Perfect Competition • Yves and Zoe are price-taking producers – A producers whose actions have no effect on the market price of the good or service it sells • Yves and Zoe are price-taking producers because their actions cannot affect the market price of the good or service they sell • When there is enough competition (when competition is “perfect”) every producer is a price-taker
Perfect Competition Now, what about consumers? A consumer whose actions have no effect on the market price of the good or service he buys is a price-taking consumer. • The market price is unaffected by how much or how little of the good the consumer buys • •
Defining Perfect Competition • In a perfectly competitive market, all market participants, both consumers and producers, are price-takers. – Neither consumption decisions by individual consumers nor production decisions by individual producers affect the market price of the good • The supply and demand model is a model of a perfectly competitive market. – Depends on the assumption that no individual buyer or seller of a good believes it is possible to individually affect the price at which he or she can buy or sell the good
Defining Perfect Competition • General rule: consumers are price-takers • Industry in which producers are price-takers is called a perfectly competitive industry – This is an industry in which producers are pricetakers • When are all producers price-takers? • There are two necessary conditions!

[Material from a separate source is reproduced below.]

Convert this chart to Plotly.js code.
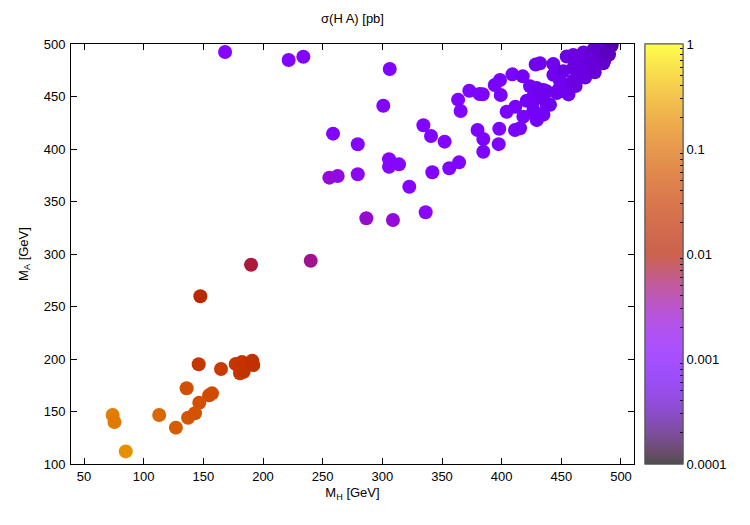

Two Necessary Conditions for Perfect Competition • 1. Must contain many producers but none of which whom have a large market share • 2. An industry can be perfectly competitive only if consumers regard the products of all producers as equivalent
Two Necessary Conditions for Perfect Competition • Example for explanation is the market for major grains, like wheat and corn • The market is perfectly competitive – individual wheat and corn farmers, as well as individual buyers of wheat and corn, take market prices as given • The markets for some of the good items make from these grains – breakfast cereals – are by no mean perfectly competitive • There is intense competition among cereal brands, but NOT PERFECT COMPETITION
1. Must contain many producers but none of which whom have a large market share • A producer’s market share is the fraction of the total industry output accounted for by that producer’s output • The distribution of the market share constitutes a major difference between the grain industry and the breakfast cereal industry – Thousands of wheat producers but four producers dominate the breakfast cereal industry (Kellogg’s – hold 1/3 of the market --, General Mills, Post, and Quaker Foods) – The breakfast producers know their actions influence market prices
2. An industry can be perfectly competitive only if consumers regard the products of all producers as equivalent • Not true in the case of the breakfast cereal market – consumers don’t consider Cap’n Crunch to be a good substitute for Wheaties – Maker of Wheaties has some ability to increase its price without fear that it will lose all its customers to the maker of Cap’n Crunch • Standardized Product is when a product that consumers regard as the same good even when it comes from a different producers, sometimes known as a commodity (something that is indistinguishable) – Example: Corn, Wheat, Pencils, Pen, lined paper, copy paper
2. An industry can be perfectly competitive only if consumers regard the products of all producers as equivalent • With wheat being a standardized product, consumers regard the output of one wheat producer as a perfect substitute for that of another producer • BUT…. one farmer cannot increase the price for his wheat without losing all sales to other wheat farmers → second necessary condition for a competitive industry is that the industry output is a standardized product
Free Entry and Exit • Most perfectly competitive industries are also characterized by one more feature: it is easy for new firms to enter the industry and for firms already in the industry to leave • No obstacles in the form of government regulations or limited access to key resources prevent new producers from entering the market • No additional costs are associated with shutting down a company and leaving the industry
Free Entry and Exit • Free Entry and Exit in an industry is when new producers can easily enter into an industry and existing producers can easily leave that industry • This is a key factor in most competitive industries • It make sure that the numbers of producers in an industry can adjust to changing market conditions • Also ensures that producers in an industry cannot act to keep other firms out!